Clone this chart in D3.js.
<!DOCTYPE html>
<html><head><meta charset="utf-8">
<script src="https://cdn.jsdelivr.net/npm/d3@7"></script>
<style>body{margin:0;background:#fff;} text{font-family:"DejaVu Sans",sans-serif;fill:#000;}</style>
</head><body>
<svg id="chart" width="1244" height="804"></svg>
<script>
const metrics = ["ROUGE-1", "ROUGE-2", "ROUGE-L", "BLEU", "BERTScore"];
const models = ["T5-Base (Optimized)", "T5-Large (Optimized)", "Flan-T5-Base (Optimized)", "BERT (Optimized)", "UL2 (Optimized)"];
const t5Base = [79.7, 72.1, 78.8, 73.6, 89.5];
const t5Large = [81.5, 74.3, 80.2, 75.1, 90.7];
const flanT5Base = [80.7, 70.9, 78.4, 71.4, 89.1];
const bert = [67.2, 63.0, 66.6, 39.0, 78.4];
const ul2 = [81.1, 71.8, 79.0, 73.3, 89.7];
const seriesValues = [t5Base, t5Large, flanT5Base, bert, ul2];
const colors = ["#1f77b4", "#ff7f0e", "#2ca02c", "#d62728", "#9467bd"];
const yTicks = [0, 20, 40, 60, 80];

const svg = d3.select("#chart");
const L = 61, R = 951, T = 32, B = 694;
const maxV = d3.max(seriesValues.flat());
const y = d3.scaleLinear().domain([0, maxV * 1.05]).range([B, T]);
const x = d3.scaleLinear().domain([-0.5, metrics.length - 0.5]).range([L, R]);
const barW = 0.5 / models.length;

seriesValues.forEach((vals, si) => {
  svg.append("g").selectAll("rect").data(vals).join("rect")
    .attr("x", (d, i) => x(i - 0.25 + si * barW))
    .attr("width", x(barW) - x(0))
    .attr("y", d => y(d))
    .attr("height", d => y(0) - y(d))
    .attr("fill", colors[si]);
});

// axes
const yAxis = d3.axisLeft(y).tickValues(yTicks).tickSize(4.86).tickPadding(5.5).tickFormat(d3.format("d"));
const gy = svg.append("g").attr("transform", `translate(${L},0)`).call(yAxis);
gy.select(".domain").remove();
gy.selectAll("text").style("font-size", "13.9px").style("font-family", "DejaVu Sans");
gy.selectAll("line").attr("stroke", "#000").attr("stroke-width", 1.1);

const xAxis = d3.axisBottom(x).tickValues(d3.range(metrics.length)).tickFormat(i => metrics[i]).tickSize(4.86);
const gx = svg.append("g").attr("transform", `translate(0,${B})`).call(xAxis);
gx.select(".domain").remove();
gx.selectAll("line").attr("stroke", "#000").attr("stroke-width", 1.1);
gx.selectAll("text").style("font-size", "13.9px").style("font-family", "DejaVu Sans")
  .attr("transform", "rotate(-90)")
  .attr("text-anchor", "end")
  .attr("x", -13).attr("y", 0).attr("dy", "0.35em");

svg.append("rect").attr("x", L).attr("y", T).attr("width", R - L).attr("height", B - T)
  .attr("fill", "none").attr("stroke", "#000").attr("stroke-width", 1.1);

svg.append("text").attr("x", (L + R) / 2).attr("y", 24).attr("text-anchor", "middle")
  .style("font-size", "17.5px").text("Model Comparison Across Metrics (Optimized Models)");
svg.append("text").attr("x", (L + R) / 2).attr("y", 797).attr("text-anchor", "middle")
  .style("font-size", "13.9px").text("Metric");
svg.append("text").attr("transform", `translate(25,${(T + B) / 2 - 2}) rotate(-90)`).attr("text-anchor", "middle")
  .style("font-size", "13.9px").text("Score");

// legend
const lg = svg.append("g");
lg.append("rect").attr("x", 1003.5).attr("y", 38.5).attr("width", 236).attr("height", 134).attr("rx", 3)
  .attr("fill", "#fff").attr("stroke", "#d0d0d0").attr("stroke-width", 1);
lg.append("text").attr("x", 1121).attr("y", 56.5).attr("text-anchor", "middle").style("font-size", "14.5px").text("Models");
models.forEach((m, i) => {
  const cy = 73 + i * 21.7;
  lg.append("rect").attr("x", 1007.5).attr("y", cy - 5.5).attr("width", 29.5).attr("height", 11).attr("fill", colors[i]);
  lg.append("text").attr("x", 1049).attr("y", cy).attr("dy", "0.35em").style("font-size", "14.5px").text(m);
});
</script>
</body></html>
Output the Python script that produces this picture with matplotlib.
____________
STATED GOAL
Send back every record, precisely as written.

ANSWER TO THE TASK
Clone this chart in D3.js.
<!DOCTYPE html>
<html><head><meta charset="utf-8">
<script src="https://cdn.jsdelivr.net/npm/d3@7"></script>
<style>body{margin:0;background:#fff;} text{font-family:"DejaVu Sans",sans-serif;fill:#000;}</style>
</head><body>
<svg id="chart" width="1244" height="804"></svg>
<script>
const metrics = ["ROUGE-1", "ROUGE-2", "ROUGE-L", "BLEU", "BERTScore"];
const models = ["T5-Base (Optimized)", "T5-Large (Optimized)", "Flan-T5-Base (Optimized)", "BERT (Optimized)", "UL2 (Optimized)"];
const t5Base = [79.7, 72.1, 78.8, 73.6, 89.5];
const t5Large = [81.5, 74.3, 80.2, 75.1, 90.7];
const flanT5Base = [80.7, 70.9, 78.4, 71.4, 89.1];
const bert = [67.2, 63.0, 66.6, 39.0, 78.4];
const ul2 = [81.1, 71.8, 79.0, 73.3, 89.7];
const seriesValues = [t5Base, t5Large, flanT5Base, bert, ul2];
const colors = ["#1f77b4", "#ff7f0e", "#2ca02c", "#d62728", "#9467bd"];
const yTicks = [0, 20, 40, 60, 80];

const svg = d3.select("#chart");
const L = 61, R = 951, T = 32, B = 694;
const maxV = d3.max(seriesValues.flat());
const y = d3.scaleLinear().domain([0, maxV * 1.05]).range([B, T]);
const x = d3.scaleLinear().domain([-0.5, metrics.length - 0.5]).range([L, R]);
const barW = 0.5 / models.length;

seriesValues.forEach((vals, si) => {
  svg.append("g").selectAll("rect").data(vals).join("rect")
    .attr("x", (d, i) => x(i - 0.25 + si * barW))
    .attr("width", x(barW) - x(0))
    .attr("y", d => y(d))
    .attr("height", d => y(0) - y(d))
    .attr("fill", colors[si]);
});

// axes
const yAxis = d3.axisLeft(y).tickValues(yTicks).tickSize(4.86).tickPadding(5.5).tickFormat(d3.format("d"));
const gy = svg.append("g").attr("transform", `translate(${L},0)`).call(yAxis);
gy.select(".domain").remove();
gy.selectAll("text").style("font-size", "13.9px").style("font-family", "DejaVu Sans");
gy.selectAll("line").attr("stroke", "#000").attr("stroke-width", 1.1);

const xAxis = d3.axisBottom(x).tickValues(d3.range(metrics.length)).tickFormat(i => metrics[i]).tickSize(4.86);
const gx = svg.append("g").attr("transform", `translate(0,${B})`).call(xAxis);
gx.select(".domain").remove();
gx.selectAll("line").attr("stroke", "#000").attr("stroke-width", 1.1);
gx.selectAll("text").style("font-size", "13.9px").style("font-family", "DejaVu Sans")
  .attr("transform", "rotate(-90)")
  .attr("text-anchor", "end")
  .attr("x", -13).attr("y", 0).attr("dy", "0.35em");

svg.append("rect").attr("x", L).attr("y", T).attr("width", R - L).attr("height", B - T)
  .attr("fill", "none").attr("stroke", "#000").attr("stroke-width", 1.1);

svg.append("text").attr("x", (L + R) / 2).attr("y", 24).attr("text-anchor", "middle")
  .style("font-size", "17.5px").text("Model Comparison Across Metrics (Optimized Models)");
svg.append("text").attr("x", (L + R) / 2).attr("y", 797).attr("text-anchor", "middle")
  .style("font-size", "13.9px").text("Metric");
svg.append("text").attr("transform", `translate(25,${(T + B) / 2 - 2}) rotate(-90)`).attr("text-anchor", "middle")
  .style("font-size", "13.9px").text("Score");

// legend
const lg = svg.append("g");
lg.append("rect").attr("x", 1003.5).attr("y", 38.5).attr("width", 236).attr("height", 134).attr("rx", 3)
  .attr("fill", "#fff").attr("stroke", "#d0d0d0").attr("stroke-width", 1);
lg.append("text").attr("x", 1121).attr("y", 56.5).attr("text-anchor", "middle").style("font-size", "14.5px").text("Models");
models.forEach((m, i) => {
  const cy = 73 + i * 21.7;
  lg.append("rect").attr("x", 1007.5).attr("y", cy - 5.5).attr("width", 29.5).attr("height", 11).attr("fill", colors[i]);
  lg.append("text").attr("x", 1049).attr("y", cy).attr("dy", "0.35em").style("font-size", "14.5px").text(m);
});
</script>
</body></html>
Output the Python script that produces this picture with matplotlib.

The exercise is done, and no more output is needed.